また、口の様子、目の様子、鼻の様子は文面の通りである。特に、呼吸は気を付けておきたい。基本的に、鼻呼吸である。よって、この時期に坐禅を行うのであれば、静室の湿度は十分に確保しておいた方が良い。その上で、「身相既に調えて、欠気一息し、左右揺振すべし」であるが、これは、調心⇒調息へと進むことをいう。身体の姿を調えたら、深呼吸を行う。なお、一回だけ行うのだが、これはあくまでも余計な力を抜くために行うのであって、むしろ、一回で足りないという場合には、『弁道法』に見える様に、「しばしば欠し」ということで良い。この深呼吸による力の抜け具合が、「兀兀と坐定して、思量箇不思量底。不思量底、如何思量、非思量」に至る。そして、この思量に至る一連のプロセスが、「此れ乃ち坐禅の要術なり」となる。
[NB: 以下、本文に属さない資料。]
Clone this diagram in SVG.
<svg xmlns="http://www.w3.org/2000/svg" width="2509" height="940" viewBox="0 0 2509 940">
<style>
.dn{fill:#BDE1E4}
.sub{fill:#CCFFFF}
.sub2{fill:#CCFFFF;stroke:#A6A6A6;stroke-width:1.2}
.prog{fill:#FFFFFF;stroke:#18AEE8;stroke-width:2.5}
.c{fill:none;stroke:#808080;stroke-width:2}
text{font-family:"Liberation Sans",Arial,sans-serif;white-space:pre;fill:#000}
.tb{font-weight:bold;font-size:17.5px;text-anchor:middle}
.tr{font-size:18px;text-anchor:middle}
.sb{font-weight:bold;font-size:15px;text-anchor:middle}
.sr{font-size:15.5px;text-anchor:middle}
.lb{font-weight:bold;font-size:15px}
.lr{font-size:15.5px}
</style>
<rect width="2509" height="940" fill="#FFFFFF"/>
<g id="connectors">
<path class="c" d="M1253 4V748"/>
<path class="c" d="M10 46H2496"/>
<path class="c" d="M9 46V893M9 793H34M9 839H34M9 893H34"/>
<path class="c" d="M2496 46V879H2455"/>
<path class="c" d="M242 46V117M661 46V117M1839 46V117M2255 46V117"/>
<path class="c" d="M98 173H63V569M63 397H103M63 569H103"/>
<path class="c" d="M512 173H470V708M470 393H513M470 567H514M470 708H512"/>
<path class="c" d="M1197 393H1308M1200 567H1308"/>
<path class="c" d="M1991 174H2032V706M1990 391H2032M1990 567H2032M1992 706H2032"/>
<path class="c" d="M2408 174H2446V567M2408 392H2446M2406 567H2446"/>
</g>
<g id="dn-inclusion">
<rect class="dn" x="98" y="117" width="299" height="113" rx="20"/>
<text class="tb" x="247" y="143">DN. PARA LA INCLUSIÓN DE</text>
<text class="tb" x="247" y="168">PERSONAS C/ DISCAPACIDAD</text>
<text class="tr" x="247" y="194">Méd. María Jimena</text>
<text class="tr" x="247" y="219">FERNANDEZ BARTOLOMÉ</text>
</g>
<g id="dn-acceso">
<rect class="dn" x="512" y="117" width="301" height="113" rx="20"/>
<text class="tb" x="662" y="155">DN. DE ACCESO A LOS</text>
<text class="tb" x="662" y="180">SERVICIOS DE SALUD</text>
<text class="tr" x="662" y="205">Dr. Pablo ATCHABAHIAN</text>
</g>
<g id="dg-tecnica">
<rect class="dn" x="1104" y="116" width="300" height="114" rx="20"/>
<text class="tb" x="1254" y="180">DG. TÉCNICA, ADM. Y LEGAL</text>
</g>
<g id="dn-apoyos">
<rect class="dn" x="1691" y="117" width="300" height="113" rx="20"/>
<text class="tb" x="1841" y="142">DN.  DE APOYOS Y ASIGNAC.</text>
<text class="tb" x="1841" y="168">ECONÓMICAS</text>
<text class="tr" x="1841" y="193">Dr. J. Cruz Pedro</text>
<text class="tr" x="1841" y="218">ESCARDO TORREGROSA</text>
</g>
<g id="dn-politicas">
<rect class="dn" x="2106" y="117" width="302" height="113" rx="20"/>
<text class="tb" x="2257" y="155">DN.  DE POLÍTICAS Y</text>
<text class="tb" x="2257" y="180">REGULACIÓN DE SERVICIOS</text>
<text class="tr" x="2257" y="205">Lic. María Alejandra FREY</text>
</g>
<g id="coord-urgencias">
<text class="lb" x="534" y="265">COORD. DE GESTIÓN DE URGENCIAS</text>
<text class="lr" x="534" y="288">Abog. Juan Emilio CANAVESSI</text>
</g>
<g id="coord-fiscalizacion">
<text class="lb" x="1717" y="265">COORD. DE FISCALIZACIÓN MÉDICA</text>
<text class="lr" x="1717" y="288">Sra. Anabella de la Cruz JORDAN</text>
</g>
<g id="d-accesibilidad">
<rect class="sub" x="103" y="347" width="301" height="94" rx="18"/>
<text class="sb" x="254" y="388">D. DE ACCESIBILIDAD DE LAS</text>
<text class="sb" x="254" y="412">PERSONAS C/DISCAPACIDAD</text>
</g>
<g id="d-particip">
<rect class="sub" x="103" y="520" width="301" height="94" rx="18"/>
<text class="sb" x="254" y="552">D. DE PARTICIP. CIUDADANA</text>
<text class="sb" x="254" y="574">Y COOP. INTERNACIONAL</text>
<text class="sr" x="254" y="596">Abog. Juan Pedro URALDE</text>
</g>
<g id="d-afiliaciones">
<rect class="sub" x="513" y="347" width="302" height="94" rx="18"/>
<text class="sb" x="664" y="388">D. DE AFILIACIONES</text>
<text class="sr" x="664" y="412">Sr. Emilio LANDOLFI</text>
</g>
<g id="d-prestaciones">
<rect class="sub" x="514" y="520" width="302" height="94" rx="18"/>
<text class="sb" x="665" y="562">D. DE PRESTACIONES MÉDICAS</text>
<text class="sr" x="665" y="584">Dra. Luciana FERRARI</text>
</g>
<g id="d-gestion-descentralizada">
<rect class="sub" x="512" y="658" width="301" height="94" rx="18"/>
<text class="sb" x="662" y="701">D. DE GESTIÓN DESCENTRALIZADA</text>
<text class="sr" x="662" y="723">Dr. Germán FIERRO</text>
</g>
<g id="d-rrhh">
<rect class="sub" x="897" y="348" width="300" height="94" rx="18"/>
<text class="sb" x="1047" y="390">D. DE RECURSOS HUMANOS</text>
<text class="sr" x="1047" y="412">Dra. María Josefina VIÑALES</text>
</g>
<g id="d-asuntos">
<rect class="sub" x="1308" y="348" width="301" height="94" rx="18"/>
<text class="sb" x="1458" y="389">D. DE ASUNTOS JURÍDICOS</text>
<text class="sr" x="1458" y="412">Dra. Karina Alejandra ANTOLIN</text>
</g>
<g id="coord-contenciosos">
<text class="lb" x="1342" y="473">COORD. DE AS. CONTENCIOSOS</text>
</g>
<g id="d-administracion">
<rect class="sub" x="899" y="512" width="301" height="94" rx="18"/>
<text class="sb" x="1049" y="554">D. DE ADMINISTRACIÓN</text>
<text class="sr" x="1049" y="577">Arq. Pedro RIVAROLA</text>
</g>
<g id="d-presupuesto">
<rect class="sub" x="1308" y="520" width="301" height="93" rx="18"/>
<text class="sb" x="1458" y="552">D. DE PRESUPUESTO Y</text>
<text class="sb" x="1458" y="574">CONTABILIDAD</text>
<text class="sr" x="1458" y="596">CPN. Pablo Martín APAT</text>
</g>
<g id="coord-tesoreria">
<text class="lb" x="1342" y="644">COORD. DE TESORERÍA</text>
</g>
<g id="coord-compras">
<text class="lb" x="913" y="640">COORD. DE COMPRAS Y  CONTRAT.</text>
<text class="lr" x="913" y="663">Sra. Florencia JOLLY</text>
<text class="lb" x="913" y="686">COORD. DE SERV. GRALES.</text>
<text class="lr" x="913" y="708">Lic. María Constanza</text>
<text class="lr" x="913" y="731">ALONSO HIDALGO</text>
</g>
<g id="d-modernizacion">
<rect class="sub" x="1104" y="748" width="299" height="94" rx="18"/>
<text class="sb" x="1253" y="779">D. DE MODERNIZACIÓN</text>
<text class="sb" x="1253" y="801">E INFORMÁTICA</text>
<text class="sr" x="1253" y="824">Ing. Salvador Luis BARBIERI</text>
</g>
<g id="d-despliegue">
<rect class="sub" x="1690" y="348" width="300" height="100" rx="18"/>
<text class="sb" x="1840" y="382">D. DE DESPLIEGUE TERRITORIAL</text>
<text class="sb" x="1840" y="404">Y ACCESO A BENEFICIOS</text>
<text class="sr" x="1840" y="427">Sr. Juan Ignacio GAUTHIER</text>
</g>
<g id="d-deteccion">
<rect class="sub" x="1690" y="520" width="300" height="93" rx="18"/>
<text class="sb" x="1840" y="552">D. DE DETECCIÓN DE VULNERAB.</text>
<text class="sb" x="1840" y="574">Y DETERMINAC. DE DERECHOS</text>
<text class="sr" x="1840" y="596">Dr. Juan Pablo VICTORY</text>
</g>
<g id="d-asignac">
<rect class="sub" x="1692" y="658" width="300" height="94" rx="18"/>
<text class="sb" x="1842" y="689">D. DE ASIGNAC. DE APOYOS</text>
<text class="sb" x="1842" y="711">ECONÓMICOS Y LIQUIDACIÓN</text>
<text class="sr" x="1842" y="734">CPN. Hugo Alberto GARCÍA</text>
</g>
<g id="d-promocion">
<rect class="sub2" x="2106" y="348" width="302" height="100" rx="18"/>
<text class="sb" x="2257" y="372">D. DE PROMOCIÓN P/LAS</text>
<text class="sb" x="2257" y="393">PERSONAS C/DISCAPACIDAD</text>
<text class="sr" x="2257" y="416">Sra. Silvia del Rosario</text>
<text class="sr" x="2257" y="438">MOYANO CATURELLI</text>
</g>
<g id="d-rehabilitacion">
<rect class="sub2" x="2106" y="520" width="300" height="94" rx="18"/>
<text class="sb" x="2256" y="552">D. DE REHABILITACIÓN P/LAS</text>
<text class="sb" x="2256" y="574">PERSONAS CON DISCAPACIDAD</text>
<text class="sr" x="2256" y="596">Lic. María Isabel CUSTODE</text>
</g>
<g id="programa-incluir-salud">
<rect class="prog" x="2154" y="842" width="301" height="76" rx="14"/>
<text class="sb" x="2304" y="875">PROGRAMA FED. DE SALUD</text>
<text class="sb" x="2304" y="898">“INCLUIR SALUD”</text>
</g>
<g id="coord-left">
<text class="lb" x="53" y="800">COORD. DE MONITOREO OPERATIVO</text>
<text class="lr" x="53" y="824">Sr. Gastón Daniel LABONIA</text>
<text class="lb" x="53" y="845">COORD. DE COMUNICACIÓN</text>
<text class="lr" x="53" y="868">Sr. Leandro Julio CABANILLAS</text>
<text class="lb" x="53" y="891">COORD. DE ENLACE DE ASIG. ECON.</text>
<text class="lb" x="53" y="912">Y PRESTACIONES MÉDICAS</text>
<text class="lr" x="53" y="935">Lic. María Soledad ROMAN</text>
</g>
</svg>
「兀兀と坐定して」というのは、左右揺振していくとき、徐々に粗い動きから細やかにし、最終的には留まる。その留まる状態が「兀兀と坐定」である(面山師『聞解』参照)。兀兀とは、巖の如く動かないことを意味するが、これは、スッと上半身に余計な力を入れずとも正しく立っていることを指し、だからこそ「坐定」である。なお、龍樹尊者『大智度論』巻7では、「諸の坐法中、結跏趺坐、最も安穏にして、疲極せず。此れは是れ、坐禅人の坐法なり。手足を摂持すれば、心も亦た散ぜず」とある。この「心が散じない」状態を、「思量箇不思量底。不思量底、如何思量、非思量」と表現しているとしよう。
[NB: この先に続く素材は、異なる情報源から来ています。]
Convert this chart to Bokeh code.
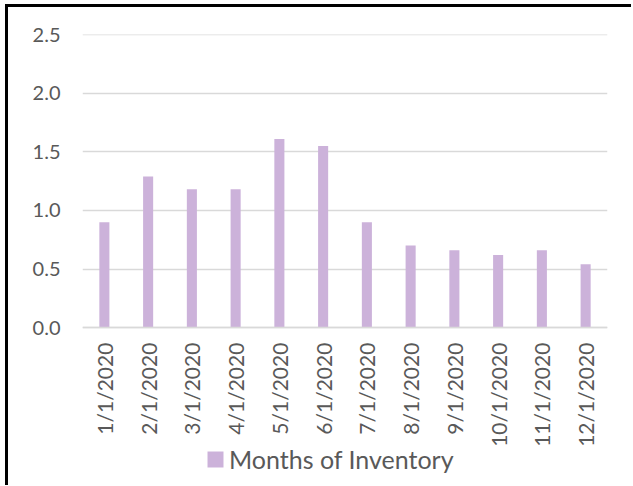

まず、「思量箇不思量底」だが、不思量とは「思量できない」ということではなくて、「思量せざる」のこととして解釈せねばならず、我々自身の通常の「思量」の「外」に至ろうとする作用を指すのみである。では、どのようにして、その「外」に至るのか。「外」を意図的に空想しても、それは直ちに「思量」に回収されて、「外という思量」や、「不思量という思量」になるのみである。肝心なのは、「不思量底、如何思量」である。次のような解釈がある。

不思量は思量の本祖なり。思量は不思量の皮肉なり。如何思量は不思量底の思量を不審におもひて、如何と問訊するにはあらず。如何とは思量に彼此なく、能所なきを思量といひ、不思量といふなりき。是什麼物恁麼来のごとし。即不中なる説似一物のごとし。如何これ、非思量なり。非思量の文をみて、如何の問訊に答話とばかり参ずるは不遍参なり。非思量はこれすなはち坐禅の皮肉骨髄なり。ここをもて兀坐まぬかれず、思量非思量なり。しかも量をもて量することなかれ。
    瞎道師『点茶湯』


非常に勝れた解釈である。「非思量」に関して、これ以上に勝れた解釈は、後にも先にも存在しない。これに余計な言葉を付けることを拒否したくなるほどだが、敢えて示さねばなるまい。まず、「不思量」が「思量」の「本祖」であるという時、我々の思量とは、不思量を源泉とし、その交換に於いて成り立つことをいう。よって、思量は不思量が転じて「皮肉」として受肉した状態をいう。では、その受肉以前の「不思量」に至るに、ここでは「如何思量」を用いる。瞎道師が指摘されるように、これは「不審」とのみ限定されない。ここでは、「思量の彼此なく、能所なき」を「如何」としているのであり、これは、「問い」を媒介に、従来の知見への揺さぶりを掛けること、それにより彼此・能所という分別を破するのである。また、この「如何思量」を「非思量」だとしている点も、この無分別なる思量の様相を正確に表現しているといえる。だからこそ、「如何」という問いに答えて「非思量」なのではない。坐禅に於ける無分別なる思量、それを「非思量」というのであり、我々の兀坐とは、免れることなく「思量が非思量」となる。また、当然に坐禅が仏行である以上、その皮肉骨髄である「非思量」は「仏量」であるが、その場合、特定の「量」に落ち込まない。それを「量をもて量することなかれ」とはいう。不染汚である。